* [Exercise description]: Starting at the first line of the listing below, repeat each line exactly until the line containing "const nWeeks = 53;", which you include. Leave out pictures.

* [Data excerpt]:
########################################
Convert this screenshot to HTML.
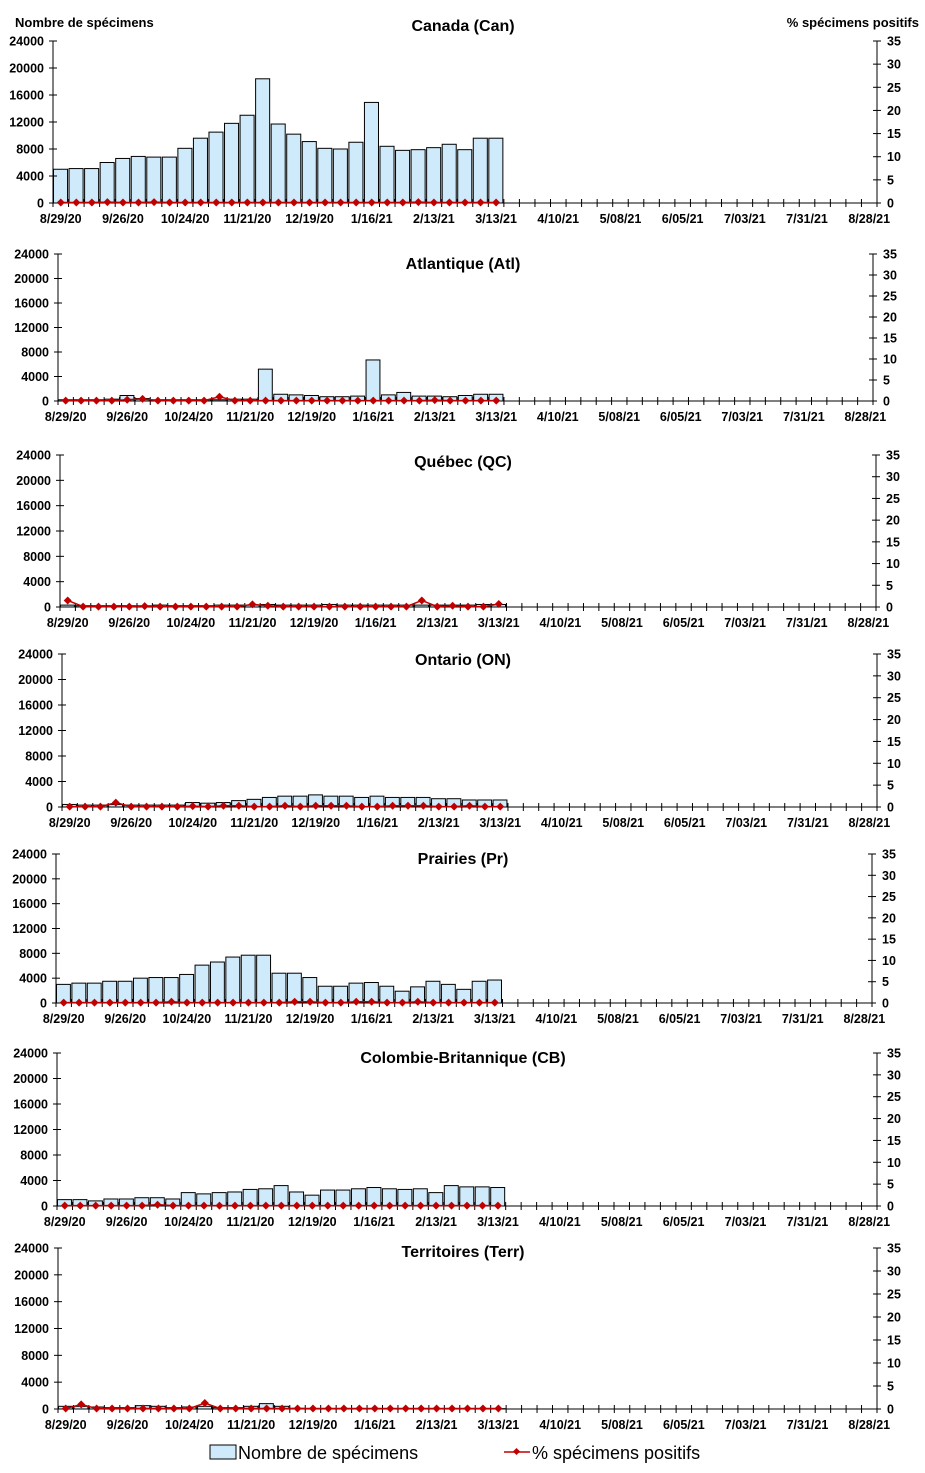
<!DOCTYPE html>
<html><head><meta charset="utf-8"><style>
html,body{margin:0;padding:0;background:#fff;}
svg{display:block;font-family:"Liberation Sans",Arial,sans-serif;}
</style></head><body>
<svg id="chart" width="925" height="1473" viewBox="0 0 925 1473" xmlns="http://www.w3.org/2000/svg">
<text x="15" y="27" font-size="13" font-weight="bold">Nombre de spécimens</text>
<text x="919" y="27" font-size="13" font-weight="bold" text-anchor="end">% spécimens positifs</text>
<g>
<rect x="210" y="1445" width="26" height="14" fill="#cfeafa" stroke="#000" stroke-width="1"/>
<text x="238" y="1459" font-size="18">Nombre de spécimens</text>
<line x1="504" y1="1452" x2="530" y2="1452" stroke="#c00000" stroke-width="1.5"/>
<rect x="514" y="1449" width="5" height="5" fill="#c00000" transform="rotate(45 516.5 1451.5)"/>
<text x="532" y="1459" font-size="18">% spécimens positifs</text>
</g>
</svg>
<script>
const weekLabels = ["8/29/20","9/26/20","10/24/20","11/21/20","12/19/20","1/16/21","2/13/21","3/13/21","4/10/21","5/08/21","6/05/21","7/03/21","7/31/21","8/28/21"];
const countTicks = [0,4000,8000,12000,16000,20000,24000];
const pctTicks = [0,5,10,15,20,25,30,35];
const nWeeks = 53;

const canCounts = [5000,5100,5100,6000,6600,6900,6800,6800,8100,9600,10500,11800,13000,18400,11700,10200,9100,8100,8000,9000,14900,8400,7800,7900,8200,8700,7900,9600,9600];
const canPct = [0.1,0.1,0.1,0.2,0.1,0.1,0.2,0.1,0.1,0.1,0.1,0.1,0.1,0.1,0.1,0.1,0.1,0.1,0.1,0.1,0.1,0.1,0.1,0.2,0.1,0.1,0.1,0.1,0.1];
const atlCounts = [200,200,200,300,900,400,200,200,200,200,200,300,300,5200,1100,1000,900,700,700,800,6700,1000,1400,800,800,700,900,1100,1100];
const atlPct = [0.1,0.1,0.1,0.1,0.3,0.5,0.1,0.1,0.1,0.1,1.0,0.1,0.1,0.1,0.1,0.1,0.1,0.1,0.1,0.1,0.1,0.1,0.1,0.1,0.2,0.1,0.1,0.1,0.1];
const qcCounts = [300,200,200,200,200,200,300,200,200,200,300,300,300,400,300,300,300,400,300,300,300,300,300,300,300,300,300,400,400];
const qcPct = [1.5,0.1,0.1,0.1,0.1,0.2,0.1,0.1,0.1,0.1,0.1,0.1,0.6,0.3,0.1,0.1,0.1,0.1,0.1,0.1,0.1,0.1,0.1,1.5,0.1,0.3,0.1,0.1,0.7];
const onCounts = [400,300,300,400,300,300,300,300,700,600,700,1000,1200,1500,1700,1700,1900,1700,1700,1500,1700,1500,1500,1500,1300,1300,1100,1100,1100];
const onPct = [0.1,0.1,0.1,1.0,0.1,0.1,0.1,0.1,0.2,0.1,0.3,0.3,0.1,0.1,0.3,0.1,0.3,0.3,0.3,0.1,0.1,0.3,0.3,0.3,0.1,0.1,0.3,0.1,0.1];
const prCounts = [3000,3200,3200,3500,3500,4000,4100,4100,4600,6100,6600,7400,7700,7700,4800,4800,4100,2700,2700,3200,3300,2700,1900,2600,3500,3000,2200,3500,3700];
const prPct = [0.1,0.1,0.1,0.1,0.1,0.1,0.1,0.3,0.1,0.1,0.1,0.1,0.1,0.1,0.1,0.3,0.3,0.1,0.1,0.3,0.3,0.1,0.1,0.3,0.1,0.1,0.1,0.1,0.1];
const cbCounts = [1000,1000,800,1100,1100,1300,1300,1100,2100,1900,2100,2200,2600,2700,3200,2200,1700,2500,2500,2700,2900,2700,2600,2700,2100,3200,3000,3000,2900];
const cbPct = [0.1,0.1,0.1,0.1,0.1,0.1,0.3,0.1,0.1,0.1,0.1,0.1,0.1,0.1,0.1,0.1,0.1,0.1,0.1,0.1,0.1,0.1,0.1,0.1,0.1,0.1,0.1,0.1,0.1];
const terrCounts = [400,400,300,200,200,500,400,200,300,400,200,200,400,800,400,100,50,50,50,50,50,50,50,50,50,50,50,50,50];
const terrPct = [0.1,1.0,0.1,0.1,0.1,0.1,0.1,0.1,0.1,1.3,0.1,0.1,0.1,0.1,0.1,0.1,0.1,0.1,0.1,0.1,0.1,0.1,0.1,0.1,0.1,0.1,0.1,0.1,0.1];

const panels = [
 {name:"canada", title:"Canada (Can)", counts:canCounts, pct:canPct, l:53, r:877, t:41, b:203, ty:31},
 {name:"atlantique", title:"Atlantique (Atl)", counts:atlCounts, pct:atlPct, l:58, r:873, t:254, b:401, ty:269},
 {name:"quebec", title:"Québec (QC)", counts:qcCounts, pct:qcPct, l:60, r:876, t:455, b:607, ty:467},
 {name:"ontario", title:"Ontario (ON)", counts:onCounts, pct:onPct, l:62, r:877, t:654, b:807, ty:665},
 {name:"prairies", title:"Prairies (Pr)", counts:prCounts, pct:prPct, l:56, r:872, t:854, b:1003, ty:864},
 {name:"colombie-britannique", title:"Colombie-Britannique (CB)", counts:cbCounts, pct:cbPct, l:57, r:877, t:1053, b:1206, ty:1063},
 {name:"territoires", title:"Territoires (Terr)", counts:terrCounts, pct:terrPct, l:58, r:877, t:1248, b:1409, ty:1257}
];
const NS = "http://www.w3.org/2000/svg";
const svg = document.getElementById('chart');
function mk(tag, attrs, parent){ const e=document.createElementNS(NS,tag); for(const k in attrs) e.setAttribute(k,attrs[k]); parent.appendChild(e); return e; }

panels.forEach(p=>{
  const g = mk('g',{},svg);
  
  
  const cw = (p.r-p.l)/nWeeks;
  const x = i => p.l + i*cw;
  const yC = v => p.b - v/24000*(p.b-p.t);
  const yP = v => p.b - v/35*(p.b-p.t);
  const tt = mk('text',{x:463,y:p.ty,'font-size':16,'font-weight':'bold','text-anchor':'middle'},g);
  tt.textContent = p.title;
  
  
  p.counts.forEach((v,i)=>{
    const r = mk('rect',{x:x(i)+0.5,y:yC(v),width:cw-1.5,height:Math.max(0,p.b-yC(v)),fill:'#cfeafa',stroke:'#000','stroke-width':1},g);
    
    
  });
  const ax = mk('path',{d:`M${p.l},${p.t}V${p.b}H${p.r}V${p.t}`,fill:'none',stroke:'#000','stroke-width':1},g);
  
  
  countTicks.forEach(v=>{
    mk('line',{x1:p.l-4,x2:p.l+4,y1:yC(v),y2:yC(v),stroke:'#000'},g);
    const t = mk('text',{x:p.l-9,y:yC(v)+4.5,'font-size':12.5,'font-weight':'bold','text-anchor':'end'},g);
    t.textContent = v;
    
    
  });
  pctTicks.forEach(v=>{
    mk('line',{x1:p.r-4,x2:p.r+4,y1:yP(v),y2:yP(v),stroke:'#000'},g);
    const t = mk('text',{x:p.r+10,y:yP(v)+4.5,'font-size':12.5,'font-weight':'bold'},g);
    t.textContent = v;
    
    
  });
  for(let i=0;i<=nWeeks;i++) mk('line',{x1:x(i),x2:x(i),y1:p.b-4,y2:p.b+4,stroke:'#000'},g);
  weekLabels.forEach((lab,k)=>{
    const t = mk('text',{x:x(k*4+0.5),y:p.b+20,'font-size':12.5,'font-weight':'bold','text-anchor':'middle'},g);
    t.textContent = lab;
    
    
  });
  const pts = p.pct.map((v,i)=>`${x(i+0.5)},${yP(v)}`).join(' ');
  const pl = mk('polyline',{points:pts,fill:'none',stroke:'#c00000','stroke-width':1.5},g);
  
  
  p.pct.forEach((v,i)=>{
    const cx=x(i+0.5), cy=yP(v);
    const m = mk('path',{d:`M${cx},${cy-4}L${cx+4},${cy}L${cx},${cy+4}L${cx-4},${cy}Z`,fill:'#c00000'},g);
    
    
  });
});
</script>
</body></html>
########################################
* [Task solution]:
Convert this screenshot to HTML.
<!DOCTYPE html>
<html><head><meta charset="utf-8"><style>
html,body{margin:0;padding:0;background:#fff;}
svg{display:block;font-family:"Liberation Sans",Arial,sans-serif;}
</style></head><body>
<svg id="chart" width="925" height="1473" viewBox="0 0 925 1473" xmlns="http://www.w3.org/2000/svg">
<text x="15" y="27" font-size="13" font-weight="bold">Nombre de spécimens</text>
<text x="919" y="27" font-size="13" font-weight="bold" text-anchor="end">% spécimens positifs</text>
<g>
<rect x="210" y="1445" width="26" height="14" fill="#cfeafa" stroke="#000" stroke-width="1"/>
<text x="238" y="1459" font-size="18">Nombre de spécimens</text>
<line x1="504" y1="1452" x2="530" y2="1452" stroke="#c00000" stroke-width="1.5"/>
<rect x="514" y="1449" width="5" height="5" fill="#c00000" transform="rotate(45 516.5 1451.5)"/>
<text x="532" y="1459" font-size="18">% spécimens positifs</text>
</g>
</svg>
<script>
const weekLabels = ["8/29/20","9/26/20","10/24/20","11/21/20","12/19/20","1/16/21","2/13/21","3/13/21","4/10/21","5/08/21","6/05/21","7/03/21","7/31/21","8/28/21"];
const countTicks = [0,4000,8000,12000,16000,20000,24000];
const pctTicks = [0,5,10,15,20,25,30,35];
const nWeeks = 53;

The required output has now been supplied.